CHALLENGE → Repeat verbatim only the lines from the opening of the material below through the one that contains "var yTicks = [100, 200, 300, 400, 500, 600, 700, 800];".

MATERIAL FOR THE TASK →
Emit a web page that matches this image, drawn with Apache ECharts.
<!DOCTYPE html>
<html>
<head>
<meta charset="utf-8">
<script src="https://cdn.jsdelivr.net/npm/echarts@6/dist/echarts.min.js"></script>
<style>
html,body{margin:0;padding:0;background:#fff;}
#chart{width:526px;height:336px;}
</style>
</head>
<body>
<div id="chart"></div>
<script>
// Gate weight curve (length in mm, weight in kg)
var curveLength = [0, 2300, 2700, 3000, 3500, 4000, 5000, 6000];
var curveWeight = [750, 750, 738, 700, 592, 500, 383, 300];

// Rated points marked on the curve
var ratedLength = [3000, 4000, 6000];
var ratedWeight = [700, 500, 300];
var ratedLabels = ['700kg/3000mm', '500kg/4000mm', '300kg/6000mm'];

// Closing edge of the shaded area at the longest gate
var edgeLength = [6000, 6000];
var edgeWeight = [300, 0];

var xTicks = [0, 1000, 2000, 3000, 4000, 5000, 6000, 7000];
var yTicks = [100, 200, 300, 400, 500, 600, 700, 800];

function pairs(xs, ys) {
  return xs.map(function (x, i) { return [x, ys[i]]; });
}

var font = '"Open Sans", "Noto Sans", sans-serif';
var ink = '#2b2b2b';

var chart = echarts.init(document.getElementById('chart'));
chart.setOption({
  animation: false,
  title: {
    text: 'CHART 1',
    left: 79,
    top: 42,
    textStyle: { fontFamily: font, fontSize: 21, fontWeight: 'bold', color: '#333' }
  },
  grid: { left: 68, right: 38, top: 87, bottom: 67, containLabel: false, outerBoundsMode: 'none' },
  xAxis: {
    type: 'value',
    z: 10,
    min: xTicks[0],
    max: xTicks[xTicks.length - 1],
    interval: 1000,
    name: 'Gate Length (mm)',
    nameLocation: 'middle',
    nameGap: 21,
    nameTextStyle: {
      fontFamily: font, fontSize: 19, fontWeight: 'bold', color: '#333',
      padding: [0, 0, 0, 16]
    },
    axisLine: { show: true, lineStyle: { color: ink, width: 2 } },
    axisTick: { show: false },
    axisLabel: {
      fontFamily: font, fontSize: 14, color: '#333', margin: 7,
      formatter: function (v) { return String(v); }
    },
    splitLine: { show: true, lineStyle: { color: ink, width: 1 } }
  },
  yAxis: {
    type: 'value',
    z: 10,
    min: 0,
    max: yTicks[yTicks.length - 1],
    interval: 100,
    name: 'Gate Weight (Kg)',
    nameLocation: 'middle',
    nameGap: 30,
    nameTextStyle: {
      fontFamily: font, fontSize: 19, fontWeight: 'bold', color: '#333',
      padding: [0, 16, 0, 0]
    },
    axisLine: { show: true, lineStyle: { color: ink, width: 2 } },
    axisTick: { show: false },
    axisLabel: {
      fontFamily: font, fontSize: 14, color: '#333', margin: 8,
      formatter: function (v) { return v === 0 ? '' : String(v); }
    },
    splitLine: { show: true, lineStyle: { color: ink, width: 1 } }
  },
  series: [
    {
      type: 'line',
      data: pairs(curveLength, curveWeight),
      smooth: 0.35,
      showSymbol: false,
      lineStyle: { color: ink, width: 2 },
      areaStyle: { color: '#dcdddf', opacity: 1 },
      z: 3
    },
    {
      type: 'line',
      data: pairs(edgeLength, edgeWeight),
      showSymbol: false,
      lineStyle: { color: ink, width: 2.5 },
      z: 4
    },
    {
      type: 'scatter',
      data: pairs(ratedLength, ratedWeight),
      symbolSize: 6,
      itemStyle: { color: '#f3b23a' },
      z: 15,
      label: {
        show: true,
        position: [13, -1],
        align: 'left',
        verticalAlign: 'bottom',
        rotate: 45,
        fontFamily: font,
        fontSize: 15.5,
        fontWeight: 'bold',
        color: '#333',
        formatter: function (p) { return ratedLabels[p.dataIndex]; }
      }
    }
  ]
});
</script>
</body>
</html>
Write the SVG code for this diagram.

RESPONSE TO THE TASK →
Emit a web page that matches this image, drawn with Apache ECharts.
<!DOCTYPE html>
<html>
<head>
<meta charset="utf-8">
<script src="https://cdn.jsdelivr.net/npm/echarts@6/dist/echarts.min.js"></script>
<style>
html,body{margin:0;padding:0;background:#fff;}
#chart{width:526px;height:336px;}
</style>
</head>
<body>
<div id="chart"></div>
<script>
// Gate weight curve (length in mm, weight in kg)
var curveLength = [0, 2300, 2700, 3000, 3500, 4000, 5000, 6000];
var curveWeight = [750, 750, 738, 700, 592, 500, 383, 300];

// Rated points marked on the curve
var ratedLength = [3000, 4000, 6000];
var ratedWeight = [700, 500, 300];
var ratedLabels = ['700kg/3000mm', '500kg/4000mm', '300kg/6000mm'];

// Closing edge of the shaded area at the longest gate
var edgeLength = [6000, 6000];
var edgeWeight = [300, 0];

var xTicks = [0, 1000, 2000, 3000, 4000, 5000, 6000, 7000];
var yTicks = [100, 200, 300, 400, 500, 600, 700, 800];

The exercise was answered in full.